■ Task to complete: Which lines in the material below contain the word "Write"? Copy each of them.
══ Exercise input
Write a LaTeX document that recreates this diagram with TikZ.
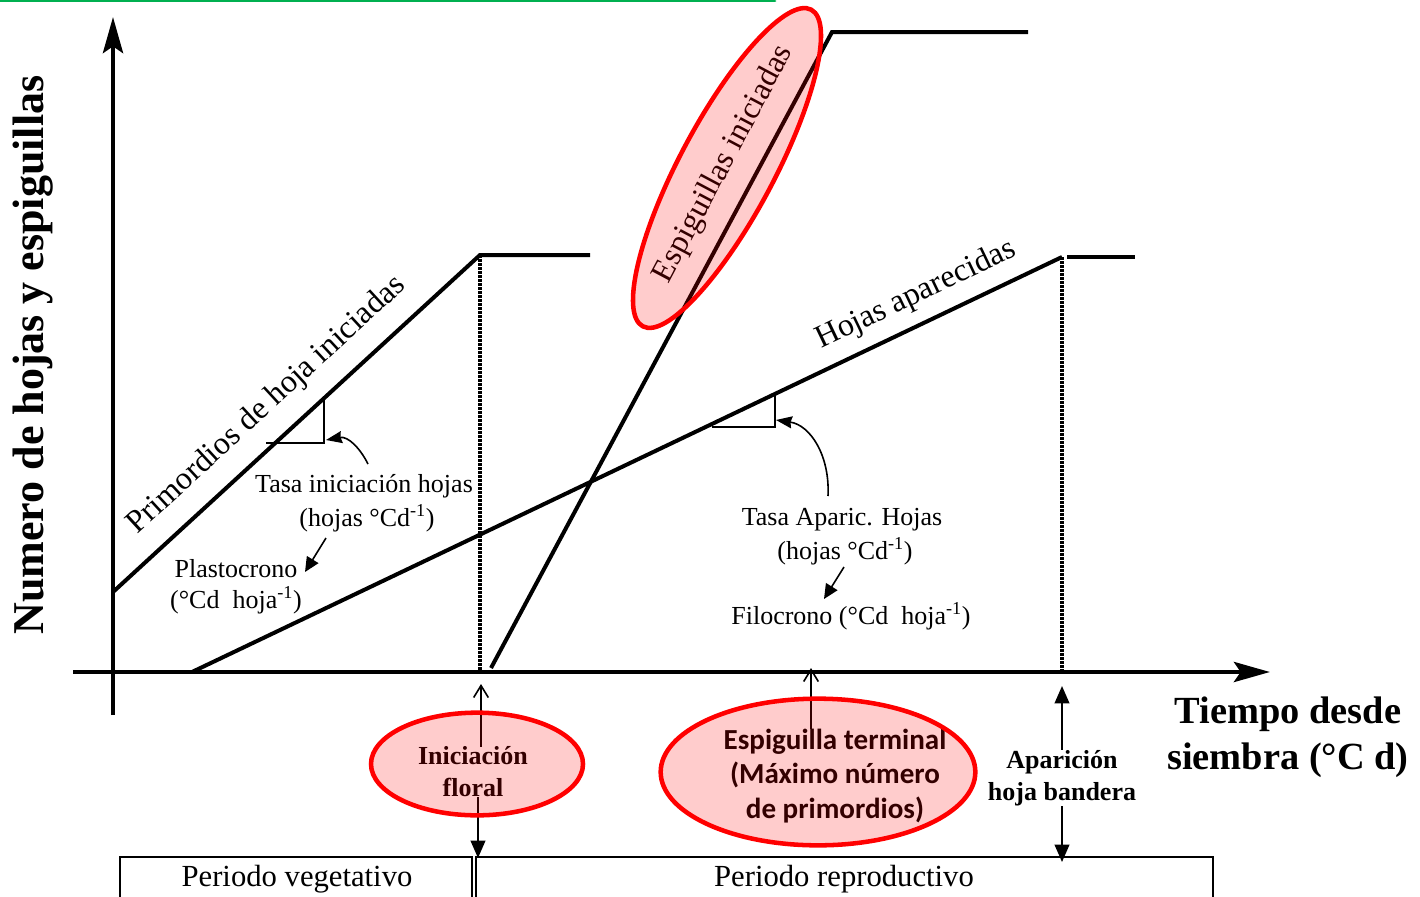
════
══ Exercise input
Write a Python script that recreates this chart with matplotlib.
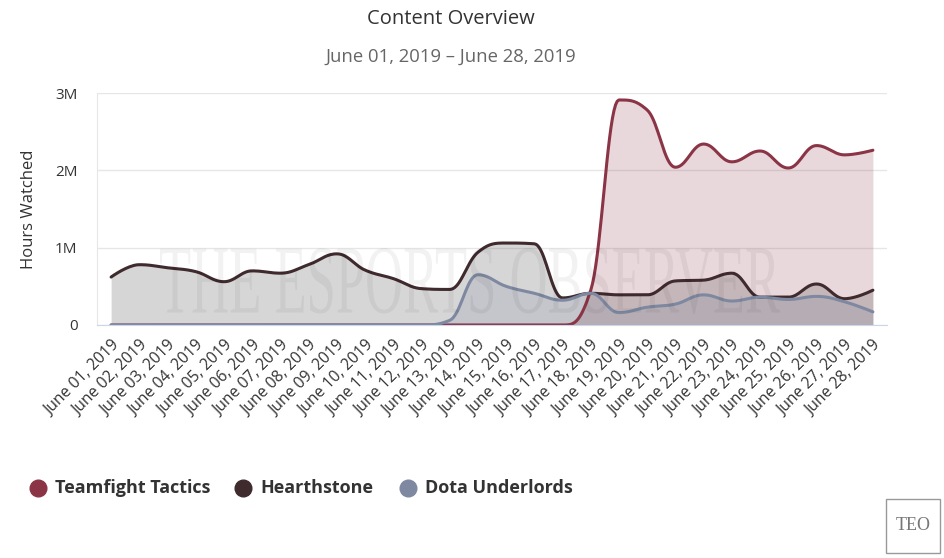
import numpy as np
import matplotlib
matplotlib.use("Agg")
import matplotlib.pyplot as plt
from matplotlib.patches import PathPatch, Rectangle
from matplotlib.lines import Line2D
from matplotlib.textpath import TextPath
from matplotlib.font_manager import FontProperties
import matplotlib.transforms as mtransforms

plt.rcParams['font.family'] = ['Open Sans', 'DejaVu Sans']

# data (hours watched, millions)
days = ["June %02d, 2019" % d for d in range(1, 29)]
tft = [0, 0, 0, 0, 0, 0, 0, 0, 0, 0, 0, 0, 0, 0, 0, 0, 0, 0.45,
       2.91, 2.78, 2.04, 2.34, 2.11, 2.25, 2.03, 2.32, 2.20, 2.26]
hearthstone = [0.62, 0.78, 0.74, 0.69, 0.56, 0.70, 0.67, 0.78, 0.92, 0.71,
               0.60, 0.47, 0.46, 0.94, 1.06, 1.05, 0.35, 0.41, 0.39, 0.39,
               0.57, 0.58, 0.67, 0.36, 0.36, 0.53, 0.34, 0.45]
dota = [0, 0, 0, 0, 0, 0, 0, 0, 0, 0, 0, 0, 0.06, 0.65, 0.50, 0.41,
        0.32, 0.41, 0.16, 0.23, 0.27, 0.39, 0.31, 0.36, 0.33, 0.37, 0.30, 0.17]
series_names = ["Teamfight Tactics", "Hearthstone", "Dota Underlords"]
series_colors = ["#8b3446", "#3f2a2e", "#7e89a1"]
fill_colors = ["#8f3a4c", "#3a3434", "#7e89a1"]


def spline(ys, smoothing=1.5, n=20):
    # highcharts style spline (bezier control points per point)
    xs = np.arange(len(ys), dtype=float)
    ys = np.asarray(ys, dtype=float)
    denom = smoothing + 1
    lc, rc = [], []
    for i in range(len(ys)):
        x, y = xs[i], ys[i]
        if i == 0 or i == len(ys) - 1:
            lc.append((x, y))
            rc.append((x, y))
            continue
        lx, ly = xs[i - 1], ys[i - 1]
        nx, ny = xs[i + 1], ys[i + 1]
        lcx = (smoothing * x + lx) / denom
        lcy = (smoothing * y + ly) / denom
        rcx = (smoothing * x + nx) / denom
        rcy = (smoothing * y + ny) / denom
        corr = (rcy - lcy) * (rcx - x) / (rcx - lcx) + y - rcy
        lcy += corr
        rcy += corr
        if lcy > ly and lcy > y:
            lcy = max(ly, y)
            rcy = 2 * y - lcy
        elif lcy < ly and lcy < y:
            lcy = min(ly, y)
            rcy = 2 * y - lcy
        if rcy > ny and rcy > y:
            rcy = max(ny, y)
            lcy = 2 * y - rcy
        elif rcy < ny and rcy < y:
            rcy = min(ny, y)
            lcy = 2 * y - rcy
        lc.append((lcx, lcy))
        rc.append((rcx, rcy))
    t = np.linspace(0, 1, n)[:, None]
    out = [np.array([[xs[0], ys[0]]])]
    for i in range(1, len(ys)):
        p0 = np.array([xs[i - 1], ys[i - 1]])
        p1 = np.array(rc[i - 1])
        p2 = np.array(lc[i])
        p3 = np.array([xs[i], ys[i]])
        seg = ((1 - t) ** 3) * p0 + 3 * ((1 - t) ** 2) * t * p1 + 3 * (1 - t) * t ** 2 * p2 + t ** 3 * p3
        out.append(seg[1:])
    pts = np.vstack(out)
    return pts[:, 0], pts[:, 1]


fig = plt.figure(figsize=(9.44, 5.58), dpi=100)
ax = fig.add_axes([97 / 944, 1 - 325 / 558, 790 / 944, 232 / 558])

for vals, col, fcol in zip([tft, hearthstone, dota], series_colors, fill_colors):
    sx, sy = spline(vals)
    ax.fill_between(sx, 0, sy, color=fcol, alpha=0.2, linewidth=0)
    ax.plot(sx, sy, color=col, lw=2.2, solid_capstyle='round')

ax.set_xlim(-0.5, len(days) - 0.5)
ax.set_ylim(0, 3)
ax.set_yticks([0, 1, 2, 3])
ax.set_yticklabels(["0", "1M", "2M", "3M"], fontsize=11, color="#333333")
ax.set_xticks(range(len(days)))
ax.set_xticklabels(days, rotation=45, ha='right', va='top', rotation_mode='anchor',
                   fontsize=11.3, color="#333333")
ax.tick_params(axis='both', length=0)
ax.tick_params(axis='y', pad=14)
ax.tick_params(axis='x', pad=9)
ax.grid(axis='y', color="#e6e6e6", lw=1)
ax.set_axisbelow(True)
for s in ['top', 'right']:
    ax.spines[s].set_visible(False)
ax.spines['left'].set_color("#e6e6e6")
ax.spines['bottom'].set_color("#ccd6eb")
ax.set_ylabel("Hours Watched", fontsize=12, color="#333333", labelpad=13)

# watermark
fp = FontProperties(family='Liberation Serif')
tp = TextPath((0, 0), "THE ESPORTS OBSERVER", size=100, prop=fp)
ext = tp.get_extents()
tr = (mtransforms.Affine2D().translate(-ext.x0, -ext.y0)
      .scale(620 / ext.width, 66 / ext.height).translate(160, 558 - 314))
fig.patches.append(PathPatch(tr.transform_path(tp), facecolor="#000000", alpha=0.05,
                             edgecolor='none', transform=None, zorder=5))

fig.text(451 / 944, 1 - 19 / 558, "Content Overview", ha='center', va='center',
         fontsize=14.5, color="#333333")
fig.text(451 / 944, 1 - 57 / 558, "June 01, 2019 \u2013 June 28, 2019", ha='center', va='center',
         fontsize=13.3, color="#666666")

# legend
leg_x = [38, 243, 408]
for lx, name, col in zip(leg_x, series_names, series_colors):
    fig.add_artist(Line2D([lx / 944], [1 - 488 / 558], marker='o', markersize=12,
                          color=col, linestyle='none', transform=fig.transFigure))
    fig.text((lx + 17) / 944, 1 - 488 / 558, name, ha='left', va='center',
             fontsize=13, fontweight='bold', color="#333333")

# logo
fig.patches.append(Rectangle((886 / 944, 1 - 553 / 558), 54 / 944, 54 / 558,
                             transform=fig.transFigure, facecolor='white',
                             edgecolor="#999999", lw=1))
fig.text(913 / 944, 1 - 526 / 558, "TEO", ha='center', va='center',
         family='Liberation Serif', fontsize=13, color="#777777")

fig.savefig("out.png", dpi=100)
════
■ Problem solution:
Write a LaTeX document that recreates this diagram with TikZ.
Write a Python script that recreates this chart with matplotlib.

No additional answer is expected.